The Wiggles had arrived, and were here to stay.

Unfortunately, the years of touring did wreak havoc on the personal health of three of the four band members.  While many fans may not have been aware of it, Anthony Field had a life-long struggle with depression and anxiety, along with fits of chronic physical pain, and he almost quit the band in 2004 because of it.  With help from his family, band members, and a chiropractor, he made enough of a recovery to stay with the band.

Jeff Fatt, as the oldest member of the Wiggles (he is currently fifty-nine years of age), underwent surgery to insert a pacemaker in July 2011 after feeling ill for weeks prior, and ended up having to be sidelined for two months while he recovered...the first time in twenty years he had to do such a thing.
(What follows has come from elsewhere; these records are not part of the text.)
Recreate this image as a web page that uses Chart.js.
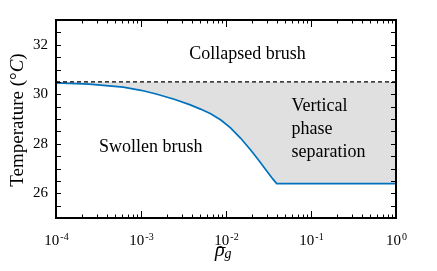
<!DOCTYPE html>
<html>
<head>
<meta charset="utf-8">
<script src="https://cdn.jsdelivr.net/npm/chart.js@4/dist/chart.umd.min.js"></script>
<style>
  body { margin: 0; background: #fff; }
  #wrap { width: 437px; height: 271px; }
</style>
</head>
<body>
<div id="wrap"><canvas id="phase-chart"></canvas></div>
<script>
// grafting density (x) and phase boundary temperature (°C)
const rho = [1e-4, 2.45e-4, 6.17e-4, 1e-3, 1.51e-3, 2.51e-3, 3.8e-3, 5.01e-3, 6.6e-3, 8.7e-3,
  1.13e-2, 1.48e-2, 1.95e-2, 2.45e-2, 3.06e-2, 3.55e-2, 3.95e-2, 1];
const boundaryTemp = [30.46, 30.41, 30.29, 30.16, 30.01, 29.79, 29.57, 29.40, 29.21, 28.96,
  28.64, 28.23, 27.75, 27.31, 26.87, 26.58, 26.39, 26.39];
const collapseTemp = 30.5;
const xDecades = [-4, -3, -2, -1, 0];
const yTicks = [26, 28, 30, 32];

const SERIF = '"Liberation Serif", "Times New Roman", serif';

const frame = {
  id: "frame",
  afterDatasetsDraw(chart) {
    const { ctx, chartArea: a, scales: { x, y } } = chart;
    ctx.save();
    ctx.strokeStyle = "#000";
    ctx.fillStyle = "#000";

    // inward ticks, all four sides
    ctx.lineWidth = 1;
    ctx.beginPath();
    xDecades.forEach((k, i) => {
      const px = Math.round(x.getPixelForValue(Math.pow(10, k))) + 0.5;
      ctx.moveTo(px, a.bottom); ctx.lineTo(px, a.bottom - 7);
      ctx.moveTo(px, a.top); ctx.lineTo(px, a.top + 7);
      if (i < xDecades.length - 1) {
        for (let m = 2; m <= 9; m++) {
          const pm = Math.round(x.getPixelForValue(m * Math.pow(10, k))) + 0.5;
          ctx.moveTo(pm, a.bottom); ctx.lineTo(pm, a.bottom - 3.5);
          ctx.moveTo(pm, a.top); ctx.lineTo(pm, a.top + 3.5);
        }
      }
    });
    for (let t = 25.5; t < 33; t += 0.5) {
      const py = Math.round(y.getPixelForValue(t)) + 0.5;
      ctx.moveTo(a.left, py); ctx.lineTo(a.left + 5, py);
      ctx.moveTo(a.right, py); ctx.lineTo(a.right - 5, py);
    }
    ctx.stroke();

    ctx.lineWidth = 2;
    ctx.strokeRect(a.left, a.top, a.right - a.left, a.bottom - a.top);

    // x tick labels 10^k
    xDecades.forEach(k => {
      const px = x.getPixelForValue(Math.pow(10, k));
      ctx.font = "15px " + SERIF;
      const wb = ctx.measureText("10").width;
      ctx.font = "10px " + SERIF;
      const exp = String(k);
      const we = ctx.measureText(exp).width;
      const x0 = px - (wb + we) / 2;
      ctx.textAlign = "left";
      ctx.textBaseline = "alphabetic";
      ctx.font = "15px " + SERIF;
      ctx.fillText("10", x0, a.bottom + 27);
      ctx.font = "10px " + SERIF;
      ctx.fillText(exp, x0 + wb + 1, a.bottom + 22);
    });

    // x axis title: rho bar with subscript g
    const cx = (a.left + a.right) / 2 - 11;
    ctx.font = "italic 20px " + SERIF;
    const wr = ctx.measureText("\u03c1").width;
    ctx.fillText("\u03c1", cx, a.bottom + 38);
    ctx.lineWidth = 1;
    ctx.beginPath();
    ctx.moveTo(cx + 2, a.bottom + 29.5);
    ctx.lineTo(cx + wr + 1, a.bottom + 29.5);
    ctx.stroke();
    ctx.font = "italic 14px " + SERIF;
    ctx.fillText("g", cx + wr, a.bottom + 40);

    // y axis title
    ctx.save();
    ctx.translate(23, (a.top + a.bottom) / 2 + 1);
    ctx.rotate(-Math.PI / 2);
    const parts = [["Temperature (\u00b0", "19px "], ["C", "italic 19px "], [")", "19px "]];
    let total = 0;
    parts.forEach(p => { ctx.font = p[1] + SERIF; total += ctx.measureText(p[0]).width; });
    let tx = -total / 2;
    parts.forEach(p => {
      ctx.font = p[1] + SERIF;
      ctx.fillText(p[0], tx, 0);
      tx += ctx.measureText(p[0]).width;
    });
    ctx.restore();

    // region labels
    ctx.font = "18px " + SERIF;
    ctx.textAlign = "center";
    ctx.fillText("Collapsed brush", x.getPixelForValue(0.0179), y.getPixelForValue(31.44));
    ctx.fillText("Swollen brush", x.getPixelForValue(1.3e-3), y.getPixelForValue(27.67));
    ctx.textAlign = "left";
    const vx = x.getPixelForValue(0.059);
    const vy = y.getPixelForValue(29.32);
    ["Vertical", "phase", "separation"].forEach((s, i) => ctx.fillText(s, vx, vy + i * 23));

    ctx.restore();
  }
};

new Chart(document.getElementById("phase-chart"), {
  type: "line",
  data: {
    datasets: [
      {
        label: "collapse",
        data: rho.map(r => ({ x: r, y: collapseTemp })),
        borderColor: "#000",
        borderWidth: 1.4,
        borderDash: [4, 3],
        pointRadius: 0,
        fill: false
      },
      {
        label: "boundary",
        data: rho.map((r, i) => ({ x: r, y: boundaryTemp[i] })),
        borderColor: "#0072bd",
        borderWidth: 1.7,
        pointRadius: 0,
        tension: 0,
        fill: { target: 0 },
        backgroundColor: "#e0e0e0"
      }
    ]
  },
  options: {
    responsive: true,
    maintainAspectRatio: false,
    animation: false,
    layout: { padding: { top: 20, right: 41, left: 0, bottom: 0 } },
    scales: {
      x: {
        type: "logarithmic",
        min: 1e-4,
        max: 1,
        grid: { display: false, drawTicks: false },
        border: { display: false },
        ticks: { display: false },
        afterFit: s => { s.height = 53; }
      },
      y: {
        min: 25,
        max: 33,
        grid: { display: false, drawTicks: false },
        border: { display: false },
        afterBuildTicks: s => { s.ticks = yTicks.map(v => ({ value: v })); },
        ticks: {
          color: "#000",
          padding: 8,
          font: { family: "Liberation Serif", size: 15 }
        },
        afterFit: s => { s.width = 56; }
      }
    },
    plugins: {
      legend: { display: false },
      tooltip: { enabled: false }
    }
  },
  plugins: [frame]
});
</script>
</body>
</html>
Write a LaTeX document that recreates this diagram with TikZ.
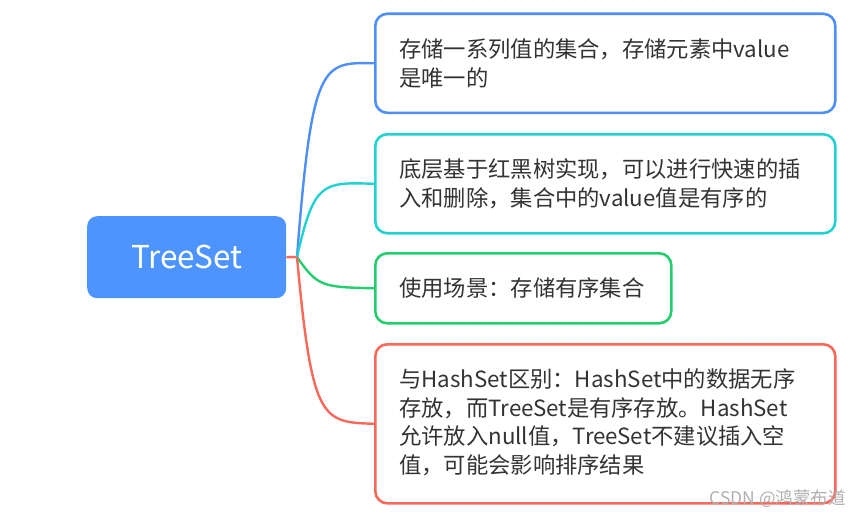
\documentclass[tikz,border=0pt]{standalone}
\usepackage{fontspec}
\setmainfont{Noto Sans CJK SC}
\definecolor{cblue}{HTML}{4E8FF7}
\definecolor{croot}{HTML}{4D94FF}
\definecolor{ccyan}{HTML}{21D2D1}
\definecolor{cgreen}{HTML}{24CE6E}
\definecolor{cred}{HTML}{F9685A}
\definecolor{ctext}{HTML}{333333}
\definecolor{cmark}{HTML}{B0B0B0}
\begin{document}
\begin{tikzpicture}[x=1pt,y=-1pt,
  box/.style={draw=#1,line width=2.6pt,rounded corners=12pt,fill=white,anchor=north west,inner sep=0pt},
  txt/.style={anchor=west,align=left,text=ctext,inner sep=0pt,font=\fontsize{22.3}{28.5}\selectfont},
  link/.style={draw=#1,line width=2.4pt}]
\useasboundingbox (0,0) rectangle (859,519);
% root
\node[fill=croot,rounded corners=10pt,minimum width=199pt,minimum height=82pt,anchor=north west,inner sep=0pt,text=white,font=\fontsize{31.5}{36}\selectfont] (root) at (87,216) {TreeSet};
\coordinate (hub) at (297,257);
% boxes
\node[box=cblue,minimum width=460pt,minimum height=99pt] (b1) at (374,12.5) {};
\node[box=ccyan,minimum width=460pt,minimum height=99pt] (b2) at (374,133) {};
\node[box=cgreen,minimum width=296pt,minimum height=70pt] (b3) at (374,252) {};
\node[box=cred,minimum width=460pt,minimum height=159pt] (b4) at (374,343) {};
% texts
\node[txt] (t1) at ([xshift=25pt]b1.west) {存储一系列值的集合，存储元素中value\\是唯一的};
\node[txt] (t2) at ([xshift=25pt]b2.west) {底层基于红黑树实现，可以进行快速的插\\入和删除，集合中的value值是有序的};
\node[txt] (t3) at ([xshift=25pt]b3.west) {使用场景：存储有序集合};
\node[txt,yshift=1.5pt] (t4) at ([xshift=25pt]b4.west) {与HashSet区别：HashSet中的数据无序\\存放，而TreeSet是有序存放。HashSet\\允许放入null值，TreeSet不建议插入空\\值，可能会影响排序结果};
% connectors
\draw[link=cred] (root.east) -- (hub);
\draw[link=cblue] (hub) .. controls (312,62) and (322,62) .. (b1.west);
\draw[link=ccyan] (hub) .. controls (314,182) and (322,182) .. (b2.west);
\draw[link=cgreen] (hub) .. controls (318,287) and (322,287) .. (b3.west);
\draw[link=cred] (hub) .. controls (312,422) and (322,422) .. (b4.west);
% watermark
\node[anchor=east,text=cmark,inner sep=0pt,font=\fontsize{17.5}{20}\selectfont] (wm) at (846,499) {CSDN\ @鸿蒙布道};
\end{tikzpicture}
\end{document}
Greg Page, on the other hand, had a double hernia operation which was performed in late 2005.  By the summer of 2006, he was experiencing serious health setbacks which included slurred speech, fainting spills, and extreme fatigue.  He was diagnosed with dysautonomia, which his doctor had estimated that he had been dealing with for at least a decade prior, the symptoms intensifying since his surgery.  The decision was made in November 2006 for Page to retire from the group to focus on getting better, and in 2007, Page was replaced by Sam Moran, (see above)  who stayed with the group from 2007 until January 2012.  Although Page’s return to the group in January 2012 was considered controversial (as some believed that Moran got a raw deal), Moran did get a decent severance package, which allowed him to collect song royalties and to have free access to the Wiggles recording studios whenever he wanted.

And now we come to January 2013, and the band has changed again.  Murray Cook, Jeff Fatt, and Greg Page announced that they were leaving the Wiggles in the spring of 2012, and that their last sets of concerts together would be performed in December 2012.  This makes Anthony Field the sole remaining original Wiggle.  But although the other three Wiggles won’t be performing on stage, they remain committed to the Wiggles as they transfer their focus on the backstage component.


A search was done to replace the three departing Wiggles during the summer of 2012, and by 2013, the replacement Wiggles were announced as Lachlan Gillespie, Simon Pryce, and Emma Watkins (the second female to play a Wiggle since Australian singer Kylie Minogue temporarily became the “Pink Wiggle” in a Wiggles song).


You know something though, as long as the band continues to perform educational songs for children and never lose sight of why they make music, I think it’s possible that the three new faces will be welcomed.  After all, children adjusted when Sam Moran took over for Greg Page for five years.  Just consider them as brand new friends!


And, that’s our look back on one of Australia’s most successful children’s bands on this Australia Day.  And with 17 gold records, a dozen platinum records, and several multi-platinum records to the band’s credit, I have a feeling that this new incarnation will continue to make beautiful music together...

...well, beautiful to the average preschooler anyway.